* What is required *
Locate every line in the material below that has the word "code". Copy each of those lines.
--- BEGIN Material provided ---
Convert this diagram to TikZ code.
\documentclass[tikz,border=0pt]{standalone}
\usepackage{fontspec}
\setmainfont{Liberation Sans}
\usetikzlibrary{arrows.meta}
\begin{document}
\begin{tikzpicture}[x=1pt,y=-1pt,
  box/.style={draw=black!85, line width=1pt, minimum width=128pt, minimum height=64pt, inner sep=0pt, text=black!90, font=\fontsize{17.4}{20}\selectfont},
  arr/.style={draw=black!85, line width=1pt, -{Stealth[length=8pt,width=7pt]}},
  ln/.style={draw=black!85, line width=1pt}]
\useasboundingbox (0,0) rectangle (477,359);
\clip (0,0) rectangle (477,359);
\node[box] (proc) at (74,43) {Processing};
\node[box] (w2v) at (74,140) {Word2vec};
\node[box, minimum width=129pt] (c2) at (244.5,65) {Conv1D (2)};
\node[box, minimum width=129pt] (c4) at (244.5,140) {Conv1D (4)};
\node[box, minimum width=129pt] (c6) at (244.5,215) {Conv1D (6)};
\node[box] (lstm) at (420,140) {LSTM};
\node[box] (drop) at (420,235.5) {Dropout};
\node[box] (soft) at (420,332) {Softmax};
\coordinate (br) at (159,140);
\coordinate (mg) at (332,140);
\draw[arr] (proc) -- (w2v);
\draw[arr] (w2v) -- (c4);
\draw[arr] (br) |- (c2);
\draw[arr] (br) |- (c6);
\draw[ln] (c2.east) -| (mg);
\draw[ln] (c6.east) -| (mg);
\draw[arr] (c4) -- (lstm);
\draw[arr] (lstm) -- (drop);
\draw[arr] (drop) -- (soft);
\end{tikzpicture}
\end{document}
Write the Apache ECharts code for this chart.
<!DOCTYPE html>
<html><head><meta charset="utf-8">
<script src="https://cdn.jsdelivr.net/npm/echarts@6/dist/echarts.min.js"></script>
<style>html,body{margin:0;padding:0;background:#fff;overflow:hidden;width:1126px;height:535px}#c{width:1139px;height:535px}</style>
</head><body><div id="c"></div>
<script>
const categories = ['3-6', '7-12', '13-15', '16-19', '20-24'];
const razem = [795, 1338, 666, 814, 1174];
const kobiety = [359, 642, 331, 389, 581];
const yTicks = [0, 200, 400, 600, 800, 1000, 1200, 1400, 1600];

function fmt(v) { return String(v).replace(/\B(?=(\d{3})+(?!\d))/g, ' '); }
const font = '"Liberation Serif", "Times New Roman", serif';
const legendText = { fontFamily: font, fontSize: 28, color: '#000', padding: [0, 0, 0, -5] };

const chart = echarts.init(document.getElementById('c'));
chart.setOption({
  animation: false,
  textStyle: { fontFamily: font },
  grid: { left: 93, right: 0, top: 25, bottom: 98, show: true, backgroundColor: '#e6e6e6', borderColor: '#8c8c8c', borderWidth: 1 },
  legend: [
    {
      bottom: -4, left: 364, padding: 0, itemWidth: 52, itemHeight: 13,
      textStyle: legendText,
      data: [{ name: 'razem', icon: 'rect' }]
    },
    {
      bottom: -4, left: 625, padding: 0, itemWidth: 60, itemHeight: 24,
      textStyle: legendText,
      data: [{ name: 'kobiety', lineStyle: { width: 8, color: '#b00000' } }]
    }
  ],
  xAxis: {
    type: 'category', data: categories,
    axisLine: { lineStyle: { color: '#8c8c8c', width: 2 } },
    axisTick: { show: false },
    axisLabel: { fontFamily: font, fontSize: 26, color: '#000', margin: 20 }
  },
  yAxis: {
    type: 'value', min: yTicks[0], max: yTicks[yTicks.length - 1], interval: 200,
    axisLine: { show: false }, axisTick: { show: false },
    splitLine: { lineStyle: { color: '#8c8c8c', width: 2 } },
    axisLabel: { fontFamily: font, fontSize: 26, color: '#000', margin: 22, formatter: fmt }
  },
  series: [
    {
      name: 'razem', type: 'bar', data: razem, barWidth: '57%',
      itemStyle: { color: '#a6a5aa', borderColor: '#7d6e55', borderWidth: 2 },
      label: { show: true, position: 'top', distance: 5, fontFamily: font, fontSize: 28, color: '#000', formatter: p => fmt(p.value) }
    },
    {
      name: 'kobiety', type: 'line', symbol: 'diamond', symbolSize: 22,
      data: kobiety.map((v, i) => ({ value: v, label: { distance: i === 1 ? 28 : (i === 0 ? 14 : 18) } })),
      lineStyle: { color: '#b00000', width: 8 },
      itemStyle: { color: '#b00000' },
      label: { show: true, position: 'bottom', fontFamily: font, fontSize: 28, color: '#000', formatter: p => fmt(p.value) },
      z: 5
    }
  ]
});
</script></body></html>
--- END Material provided ---
* Written answer *
Convert this diagram to TikZ code.
Write the Apache ECharts code for this chart.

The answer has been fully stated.